The answer is a complicated one. There are some programs that require a co-funder, which is usually a private sector partner. In effect, this partner has veto power over whether the project gets public money. In other cases, the granting councils themselves, sensitive to the fact that the federal government is putting great emphasis on commercialization, give their programs more of a commercial orientation, believing this to be the best way to encourage the federal government to provide the kind of funding we desperately need in this country.
So some programs require commercial linkages. More informally, a certain pressure guides people to favour projects that may have a commercial bottom line. The difficulty, however, is that our ability to predict commercial success in research is abysmal.

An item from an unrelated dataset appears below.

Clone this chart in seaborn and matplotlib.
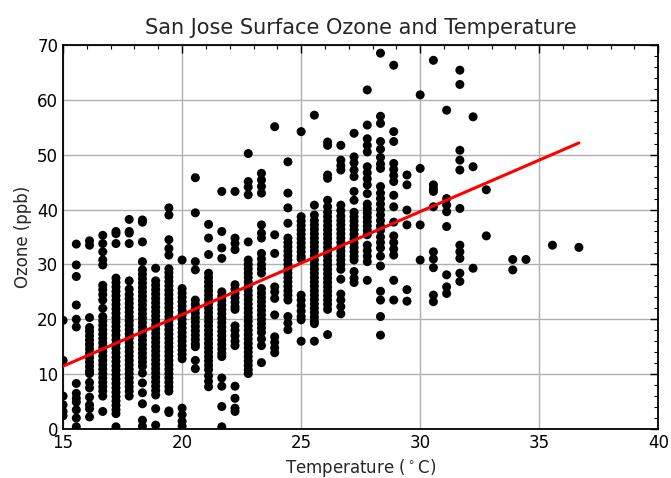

Paul Berg, who got the Nobel prize at Stanford for his research on the splicing of DNA, which arguably helps underwrite the entire biotech industry today, said that if he had had to pass through a commercialization screen to get this money, he wouldn't have gotten a dime. Yet his work now helps to underwrite a multi-billion-dollar industry. If you talk to most scientists, whether it be in physics or biology or chemistry, they'll point out that the most important commercial developments in their field have by and large come from basic research.
So we shouldn't dismiss commercialization, but we should remember that we can't forecast what's going to be of value. We really need to trust good scientists to identify good science. That's what Mike Lazarides and John Polanyi are both saying.